LA LANGUE DE LA GESTION

"Paul s’arrêta dans un autocenter pour faire le plein de gas-oil avant de prendre le car-ferry. Sa société, qui travaillait beaucoup à l’export, lui offrit un incentive-tour à Londres. Il devait assister à trois conférences dans une business-school : une sur les incoterms, une autre sur le franchising, et la troisième sur les joint-ventures. La traversée fut un peu plus longue que prévu à cause d’un container-ship. Paul en profita pour aller faire du shopping dans le duty-free-shop du ferry-boat. Il n’y trouva rien d’intéressant sinon quelques pin’s pour son fils. Aussitôt après le débarquement, il échangea quelques traveller’s checks dans une drive-in bank." Remplacez dans le texte ci-dessus les expressions et mots étrangers par des équivalents français. Cet exercice a fait partie des épreuves du concours de la Coupe francophone du français des affaires (le Mot d’Or 92) destiné aux élèves et étudiants des écoles de commerce et de gestion. Créé en 1988, ce Mot d’Or a une triple vocation : l’amour des mots, la passion de l’action efficace et l’avenir de chaque culture.

CINQUANTE SPÉCIALISTES

À l’origine, il y a un professeur d’économie et de gestion qui, au début des années 70, avait le plus grand mal à enseigner à ses élèves les techniques portées par des termes étrangers qui ne correspondent, a priori, pas à la culture des jeunes : merchandising, mailing, marketing, sponsoring, raider, probing.

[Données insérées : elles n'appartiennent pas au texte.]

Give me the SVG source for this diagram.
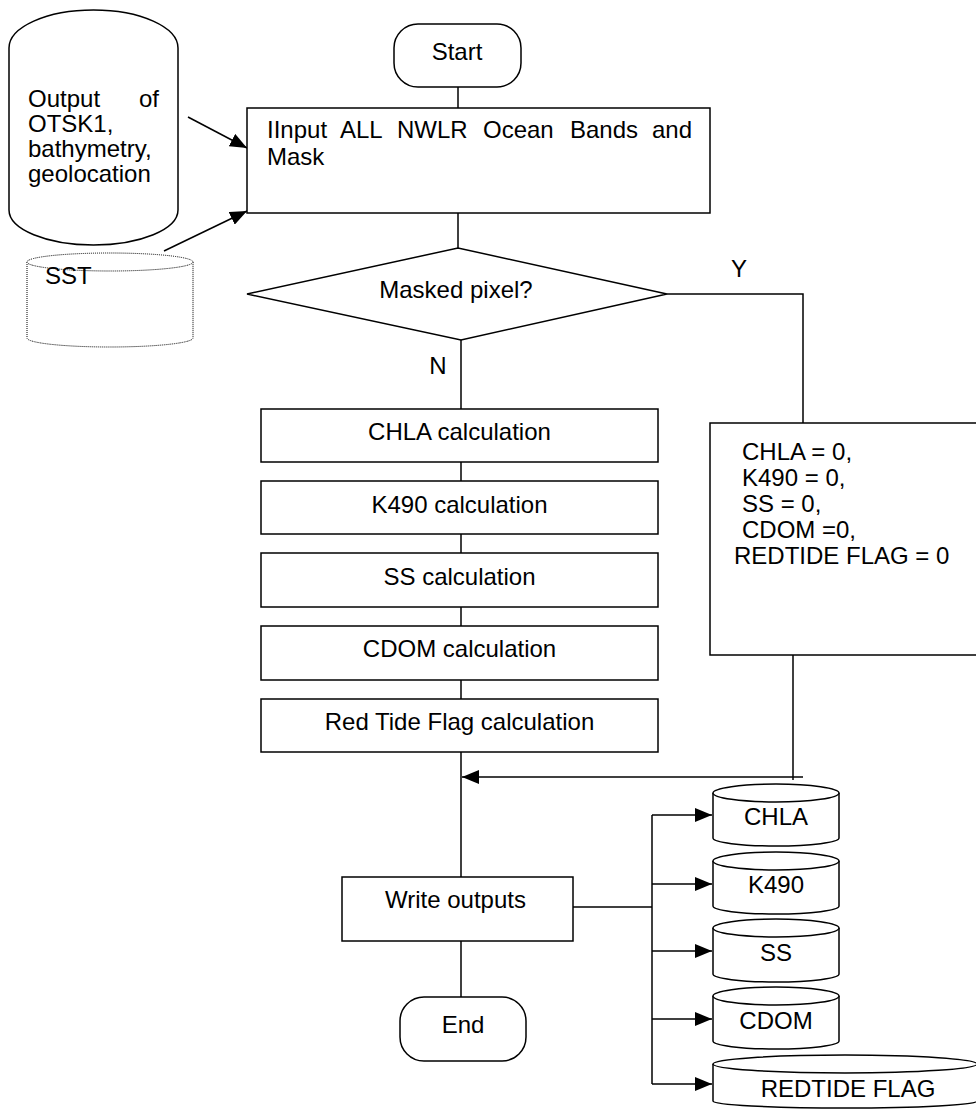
<svg xmlns="http://www.w3.org/2000/svg" width="976" height="1111" viewBox="0 0 976 1111">
<style>
.s{fill:#fff;stroke:#000;stroke-width:1.5}
.d{fill:#fff;stroke:#000;stroke-width:1;stroke-dasharray:1 1}
.c{fill:none;stroke:#000;stroke-width:1.5}
text{font-family:"Liberation Sans",Arial,sans-serif;font-size:24px;fill:#000}
.m{text-anchor:middle}
.e{text-anchor:end}
</style>
<defs>
<marker id="ah" viewBox="0 0 17 14" refX="17" refY="7" markerWidth="17" markerHeight="14" markerUnits="userSpaceOnUse" orient="auto">
<path d="M0,0 L17,7 L0,14 z" fill="#000"/>
</marker>
</defs>
<rect width="976" height="1111" fill="#fff"/>

<g id="connectors">
<line class="c" x1="458" y1="87" x2="458" y2="108"/>
<line class="c" x1="458" y1="213" x2="458" y2="248"/>
<line class="c" x1="188" y1="117" x2="247" y2="148" marker-end="url(#ah)"/>
<line class="c" x1="164" y1="251" x2="247" y2="211" marker-end="url(#ah)"/>
<line class="c" x1="461" y1="340" x2="461" y2="409"/>
<polyline class="c" points="667,294 803,294 803,423"/>
<line class="c" x1="461" y1="462" x2="461" y2="481"/>
<line class="c" x1="461" y1="534" x2="461" y2="553"/>
<line class="c" x1="461" y1="607" x2="461" y2="626"/>
<line class="c" x1="461" y1="680" x2="461" y2="699"/>
<line class="c" x1="461" y1="752" x2="461" y2="877"/>
<line class="c" x1="793" y1="655" x2="793" y2="780"/>
<line class="c" x1="803" y1="777" x2="462" y2="777" marker-end="url(#ah)"/>
<line class="c" x1="461" y1="941" x2="461" y2="997"/>
<line class="c" x1="573" y1="907" x2="652" y2="907"/>
<line class="c" x1="652" y1="815" x2="652" y2="1084"/>
<line class="c" x1="652" y1="815" x2="712" y2="815" marker-end="url(#ah)"/>
<line class="c" x1="652" y1="884" x2="712" y2="884" marker-end="url(#ah)"/>
<line class="c" x1="652" y1="951" x2="712" y2="951" marker-end="url(#ah)"/>
<line class="c" x1="652" y1="1019" x2="712" y2="1019" marker-end="url(#ah)"/>
<line class="c" x1="652" y1="1084" x2="712" y2="1084" marker-end="url(#ah)"/>
<text x="739" y="277" class="m">Y</text>
<text x="438" y="374" class="m">N</text>
</g>

<g id="input-db">
<path class="s" d="M9,48 A84.5,38 0 0 1 178,48 L178,210 A84.5,35 0 0 1 9,210 Z"/>
<text x="28" y="107">Output</text>
<text x="159" y="107" class="e">of</text>
<text x="28" y="132">OTSK1,</text>
<text x="28" y="157">bathymetry,</text>
<text x="28" y="182">geolocation</text>
</g>

<g id="sst-db">
<path class="d" d="M27,262 L27,338 A83,9 0 0 0 193,338 L193,262"/>
<ellipse class="d" cx="110" cy="262" rx="83" ry="9"/>
<text x="45" y="284">SST</text>
</g>

<g id="start">
<rect class="s" x="394" y="24" width="127" height="63" rx="24" ry="24"/>
<text x="457" y="60" class="m">Start</text>
</g>

<g id="input">
<rect class="s" x="247" y="108" width="463" height="105"/>
<text x="267" y="138">IInput</text>
<text x="340" y="138">ALL</text>
<text x="397" y="138">NWLR</text>
<text x="483" y="138">Ocean</text>
<text x="570" y="138">Bands</text>
<text x="692" y="138" class="e">and</text>
<text x="267" y="165">Mask</text>
</g>

<g id="decision">
<polygon class="s" points="247,294 458,248 667,294 461,340"/>
<text x="456" y="298" class="m">Masked pixel?</text>
</g>

<g id="chla-calc">
<rect class="s" x="261" y="409" width="397" height="53"/>
<text x="459.5" y="440" class="m">CHLA calculation</text>
</g>
<g id="k490-calc">
<rect class="s" x="261" y="481" width="397" height="53"/>
<text x="459.5" y="513" class="m">K490 calculation</text>
</g>
<g id="ss-calc">
<rect class="s" x="261" y="553" width="397" height="54"/>
<text x="459.5" y="585" class="m">SS calculation</text>
</g>
<g id="cdom-calc">
<rect class="s" x="261" y="626" width="397" height="54"/>
<text x="459.5" y="657" class="m">CDOM calculation</text>
</g>
<g id="redtide-calc">
<rect class="s" x="261" y="699" width="397" height="53"/>
<text x="459.5" y="730" class="m">Red Tide Flag calculation</text>
</g>

<g id="masked-values">
<rect class="s" x="710" y="423" width="268" height="232"/>
<text x="742" y="460">CHLA = 0,</text>
<text x="742" y="486">K490 = 0,</text>
<text x="742" y="512">SS = 0,</text>
<text x="742" y="538">CDOM =0,</text>
<text x="734" y="564">REDTIDE FLAG = 0</text>
</g>

<g id="write">
<rect class="s" x="342" y="877" width="231" height="64"/>
<text x="385" y="908">Write outputs</text>
</g>

<g id="end">
<rect class="s" x="400" y="997" width="126" height="64" rx="24" ry="24"/>
<text x="463" y="1033" class="m">End</text>
</g>

<g id="out-chla">
<path class="s" d="M713,793 L713,838 A63,8 0 0 0 839,838 L839,793"/>
<ellipse class="s" cx="776" cy="793" rx="63" ry="9"/>
<text x="776" y="825" class="m">CHLA</text>
</g>
<g id="out-k490">
<path class="s" d="M713,861 L713,906 A63,8 0 0 0 839,906 L839,861"/>
<ellipse class="s" cx="776" cy="861" rx="63" ry="9"/>
<text x="776" y="893" class="m">K490</text>
</g>
<g id="out-ss">
<path class="s" d="M713,928 L713,974 A63,8 0 0 0 839,974 L839,928"/>
<ellipse class="s" cx="776" cy="928" rx="63" ry="9"/>
<text x="776" y="961" class="m">SS</text>
</g>
<g id="out-cdom">
<path class="s" d="M713,996 L713,1041 A63,8 0 0 0 839,1041 L839,996"/>
<ellipse class="s" cx="776" cy="996" rx="63" ry="9"/>
<text x="776" y="1029" class="m">CDOM</text>
</g>
<g id="out-redtide">
<path class="s" d="M713,1064 L713,1101 A132,7 0 0 0 977,1101 L977,1064"/>
<ellipse class="s" cx="845" cy="1064" rx="132" ry="9"/>
<text x="848" y="1097" class="m">REDTIDE FLAG</text>
</g>
</svg>
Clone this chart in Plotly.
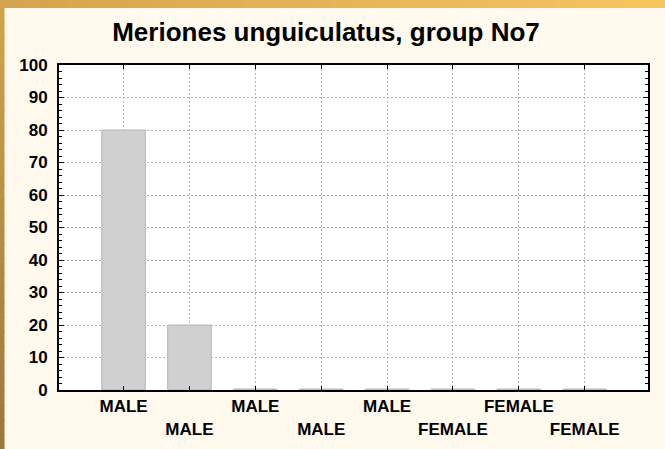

En ce temps-là, les débuts de la formation à la gestion et les concepts de base sont flous. Le jeune professeur n’est pas le seul â ressentir le besoin de clarification : en janvier 1974, une note du ministère de l’économie demande aux spécialistes de s’exprimer dans une langue claire.

Le président de l’Action pour promouvoir le français des affaires (APFA), Jean-Marcel Lauginie, se défend d’être un puriste, un défenseur du bon français. "Notre souci n’est pas de lutter contre le franglais, ni même de protéger notre langue. Il s’agit de tout autre chose. Nous voulons arriver à une limpidité de la langue économique en tant que vecteur de communication. Condillac disait : "Une science, c’est une langue bien faite". La gestion, c'est avant tout aussi une langue bien faite."

Pour Jean-Marcel Lauginie, il est essentiel, non seulement de traduire en français les termes anglo-saxons, mais de pousser les autres pays à en faire autant. Il déplore, par exemple, que les Allemands parlent de software, faute d’avoir un équivalent germanique pour le terme logiciel. Les dialogues seront facilités si chacun prend conscience de l’importance capitale de. la terminologie dans un domaine aussi universel. La correction des termes est jugée à la fois par la délégation générale à la langue française, par l’Académie française, par des économistes, sans oublier les hommes de médias.

Le chouchou de l’association est l’entreprise IBM, pour avoir inventé et imposé le terme "ordinateur" au lieu de computer, mais aussi pour l’effort colossal que représente son centre de francisation à Marne-la-Vallée, où plus de cinquante spécialistes assurent la francisation des produits et la traduction de milliers de documents techniques.

Un dépliant de poche réédité chaque année, 700 mots pour les affaires, présente les expressions françaises nouvelles telles que mercatique pour marketing, exclusivité pour scoop, parrainage pour sponsoring et voyagiste pour tour operator. Son succès ne se dément pas depuis quelques années, preuve, si besoin en est, de son utilité.